According to Honan Insurance Group, the increasing amount of global litigation related to environmental, social, and governance (ESG) factors is causing Australian insurance company boards to closely look into their ESG-related risks.

“There’s certainly heightened attention to ESG issues and there’s a lot of pressure on companies to do good in addition to doing well,” said Henry Clark (pictured), Honan’s head of professional and executive risks.

ESG indicators are fast becoming more important to insurance companies as investors take more notice of issues like climate change, employee engagement and the composition of boards.

According to Clark’s report in Honan’s quarterly market update, ESG and cyber are the two areas where risks are evolving in the directors and officers (D&O) insurance space.

“The traditional risks are still there in relation to securities, class action exposure and regulatory exposure but I think ESG and cyber are probably two areas that are an evolving risk profile for D&Os,” he said.

Clark mentioned climate change, diversity issues and social movements like MeToo and Black Lives Matter as some of the drivers behind ESG risks and D&O.

“When we talk to directors and officers [in Australia] about their exposures, it’s obvious to us that there are various stakeholders that are actively engaged with boards at the moment, whether it be their legal or corporate advisors, [talking] around what those guys are doing about addressing ESG issues,” said Clark.

“If they’re [ESG] not being addressed then I guess they’re being told that they could face the consequences around that,” he added.

Clark said the litigation hasn’t reached Australia yet but in other jurisdictions it has concerned, for example, failing to report, or inaccuracies reporting, climate change targets.

“If they had to make announcements in relation to that and there was significant share price drop off the back of that then, what we’ve seen in the US for example, is that there has been some shareholder activism in relation to that,” said Clark.

He said Honan’s clients are monitoring the D&O claims coming through in these other jurisdictions.

“We’re already starting to see claims brought against companies who are accused of contributing to global warming and environmental disasters on account of their inability to adapt to climate change or failing in their reporting requirements,” said Clark.

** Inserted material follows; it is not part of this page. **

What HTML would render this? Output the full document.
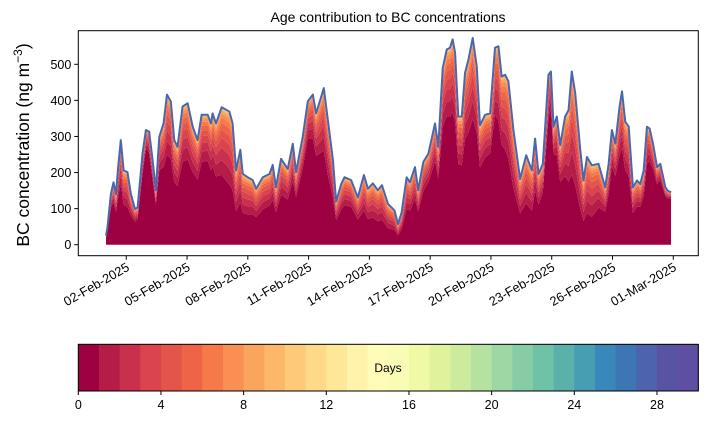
<!DOCTYPE html>
<html><head><meta charset="utf-8">
<style>
html,body{margin:0;padding:0;background:#fff;}
svg{display:block;font-family:"Liberation Sans","DejaVu Sans",sans-serif;}
</style></head>
<body>
<svg id="chart" width="707" height="425" viewBox="0 0 707 425" xmlns="http://www.w3.org/2000/svg">
<text x="388" y="22" font-size="14" text-anchor="middle">Age contribution to BC concentrations</text>
<text transform="translate(29,145) rotate(-90)" font-size="17.5" text-anchor="middle">BC concentration (ng m<tspan font-size="12" dy="-7">−3</tspan><tspan dy="7">)</tspan></text>
<g id="plot"></g>
<g id="cbar"></g>
</svg>
<script>
// ---- data ----
const days = [0.0,0.07,0.24,0.37,0.49,0.60,0.73,0.87,1.06,1.23,1.43,1.56,1.80,1.97,2.13,2.30,2.46,2.63,2.84,3.01,3.20,3.37,3.53,3.78,4.03,4.28,4.52,4.72,5.02,5.18,5.26,5.43,5.71,6.09,6.25,6.42,6.63,6.75,6.99,7.24,7.41,7.74,8.07,8.23,8.39,8.64,8.97,9.22,9.38,9.71,9.96,10.21,10.37,10.75,10.95,11.20,11.36,11.61,11.77,12.10,12.43,12.73,12.93,13.17,13.42,13.62,13.92,14.24,14.41,14.59,14.84,15.00,15.25,15.41,15.66,15.91,16.24,16.40,16.62,16.82,16.98,17.11,17.23,17.39,17.56,17.72,17.89,18.10,18.30,18.46,18.71,18.96,19.20,19.37,19.53,19.70,19.86,20.11,20.44,20.74,21.02,21.18,21.35,21.56,21.84,21.96,22.09,22.25,22.42,22.66,22.83,22.99,23.16,23.41,23.57,23.74,23.98,24.31,24.64,24.81,24.97,25.14,25.35,25.47,25.63,25.80,26.01,26.21,26.37,26.54,26.70,26.83,27.00,27.20,27.36,27.61,27.72,27.89];
const totals = [25,47,140,173,140,215,290,206,201,140,99,103,252,318,313,235,151,299,336,416,397,290,271,383,392,327,290,360,360,336,364,336,381,369,336,206,263,196,187,179,155,187,196,221,159,238,210,280,201,299,397,416,364,434,346,235,120,168,187,179,131,193,155,170,151,165,113,95,57,89,187,173,215,151,229,252,336,271,490,541,546,569,532,355,355,476,513,573,494,331,360,364,546,550,466,471,453,318,182,248,206,294,196,224,471,480,327,355,276,355,373,480,420,262,178,243,220,224,159,224,318,280,383,425,341,327,159,178,168,206,327,322,280,215,224,159,150,145];
// share of the youngest (0-1 day) age class, one value per day
const freshShare = [0.8,0.5,0.85,0.6,0.6,0.65,0.45,0.45,0.55,0.6,0.75,0.55,0.6,0.45,0.4,0.55,0.7,0.65,0.6,0.7,0.5,0.45,0.8,0.4,0.35,0.7,0.55,0.75,0.9];
// cumulative share of remaining (older) mass in successive age classes
const olderCum = [0.22,0.4,0.55,0.67,0.77,0.85,0.91,0.95,0.975,0.99,1.0];
const yTicks = [0,100,200,300,400,500];
const xTickLabels = ["02-Feb-2025","05-Feb-2025","08-Feb-2025","11-Feb-2025","14-Feb-2025","17-Feb-2025","20-Feb-2025","23-Feb-2025","26-Feb-2025","01-Mar-2025"];
const xTickDays = [1,4,7,10,13,16,19,22,25,28];
const cbTicks = [0,4,8,12,16,20,24,28];
const spectral = ["#9e0142","#b61c48","#c9304d","#d9444e","#e3554a","#ed6446","#f67a49","#f98f53","#fba45d","#fdb768","#fdca79","#fed987","#fee797","#fff2aa","#fffbb8","#f9fcb5","#eff9a6","#e1f39a","#cdeb9d","#b6e2a1","#9ed7a4","#86cca5","#70c2a6","#5bb0aa","#479eb3","#3a87b9","#3d76b5","#4d63ac","#5853a3","#5e4fa2"];

// ---- axes ----
const NS="http://www.w3.org/2000/svg";
const X0=78.3, X1=698.3, Y0=30.7, Y1=255.7;
const xs = d => 106.0 + d*20.26;
const ys = v => 244.7 - v*0.3608;
const plot=document.getElementById('plot');
const cbar=document.getElementById('cbar');
function mk(tag,attrs,parent){const e=document.createElementNS(NS,tag);for(const k in attrs)e.setAttribute(k,attrs[k]);parent.appendChild(e);return e;}
function share(d){const i=Math.max(0,Math.min(freshShare.length-2,Math.floor(d)));const f=d-i;return freshShare[i]*(1-f)+freshShare[i+1]*f;}

const base = totals.map((t,i)=>t*share(days[i]));
function areaPath(lo,hi){
  let p="M"+xs(days[0])+","+ys(hi[0]);
  for(let i=1;i<days.length;i++)p+="L"+xs(days[i]).toFixed(2)+","+ys(hi[i]).toFixed(2);
  for(let i=days.length-1;i>=0;i--)p+="L"+xs(days[i]).toFixed(2)+","+ys(lo[i]).toFixed(2);
  return p+"Z";
}
let prev = days.map(()=>0);
let layer = mk('path',{d:areaPath(prev,base),fill:spectral[0]},plot);


prev=base;
olderCum.forEach((c,k)=>{
  const hi = totals.map((t,i)=>base[i]+(t-base[i])*c);
  const el = mk('path',{d:areaPath(prev,hi),fill:spectral[k+1]},plot);
  
  
  prev=hi;
});
let lp="";
days.forEach((d,i)=>{lp+=(i?"L":"M")+xs(d).toFixed(2)+","+ys(totals[i]).toFixed(2);});
const line=mk('path',{d:lp,fill:"none",stroke:"#4a66ad","stroke-width":2,"stroke-linejoin":"round"},plot);



const frame=mk('rect',{x:X0,y:Y0,width:X1-X0,height:Y1-Y0,fill:"none",stroke:"#000","stroke-width":1},plot);


yTicks.forEach(v=>{
  const y=ys(v);
  mk('line',{x1:X0-4,x2:X0,y1:y,y2:y,stroke:"#000"},plot);
  const t=mk('text',{x:X0-7,y:y+4.5,"font-size":12.5,"text-anchor":"end"},plot);
  t.textContent=v;
  
  
});
xTickDays.forEach((d,i)=>{
  const x=xs(d);
  mk('line',{x1:x,x2:x,y1:Y1,y2:Y1+4,stroke:"#000"},plot);
  const t=mk('text',{x:0,y:0,"font-size":12.8,"text-anchor":"end",transform:`translate(${x+4},${Y1+14}) rotate(-30)`},plot);
  t.textContent=xTickLabels[i];
  
  
});

// colorbar
const CX0=78.3, CX1=698.3, CY0=344.3, CY1=391;
const cw=(CX1-CX0)/spectral.length;
spectral.forEach((c,i)=>{
  const r=mk('rect',{x:CX0+i*cw,y:CY0,width:cw+0.5,height:CY1-CY0,fill:c},cbar);
  
  
});
mk('rect',{x:CX0,y:CY0,width:CX1-CX0,height:CY1-CY0,fill:"none",stroke:"#000"},cbar);
const dl=mk('text',{x:388,y:372,"font-size":12,"text-anchor":"middle"},cbar);
dl.textContent="Days";


cbTicks.forEach(v=>{
  const x=CX0+v*cw;
  mk('line',{x1:x,x2:x,y1:CY1,y2:CY1+4,stroke:"#000"},cbar);
  const t=mk('text',{x:x,y:CY1+18,"font-size":12.5,"text-anchor":"middle"},cbar);
  t.textContent=v;
  
  
});
</script>
</body></html>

Honan’s head of professional and executive risks said investors and shareholders are also applying increasing pressure on companies to act with ESG principles at the forefront of their strategies.

 “Ultimately, the D&Os bear the responsibility for putting this into practice,” said Clark.

“So I think it’s very important that boards - and we are certainly talking to our clients - that boards take the time to understand certainly what ESG related risks are covered under their D&O insurance policies and whether or not there are any exclusions,” he said.

Clark said ESG pressure on companies is no longer primarily from the need to comply with government regulation.

“It’s beyond just regulatory enforcement. I think directors and officers need to start paying due regard to these exposures, particularly the reputational risks that are inherent with ESG issues and adapt their business models accordingly,” he said.

Clark encouraged directors and officers to review ESG-related provisions in the wording of their insurance policies.

At the end of 2021, S&P Global, one of the world’s biggest credit ratings agencies, released its first ever report detailing the ESG factors impacting insurers.

“It’s the first time we’ve put the indicators out there,” said S&P credit analyst, Craig Bennett, the main author of the ESG Credit Indicator Report Card: Asia-Pacific Insurance.

Bennett said, in a broad sense, these factors have already had impacts on credit ratings.

ESG metrics are not usually mandatory for financial reporting. However, according to the US-based CFA Institute, investors are increasingly applying these non-financial factors to identify where they want to put their money.

“Leaders of companies have to find ways to sort through the noise and really stay on top of ESG issues, making sure that they not only know about the issues, but they have proper governance mechanisms in place to mitigate risks associated with these issues,” said Laura Wanlass, global governance consulting services practice leader at Aon plc during an interview with Insurance Business’s Bethan Moorcraft.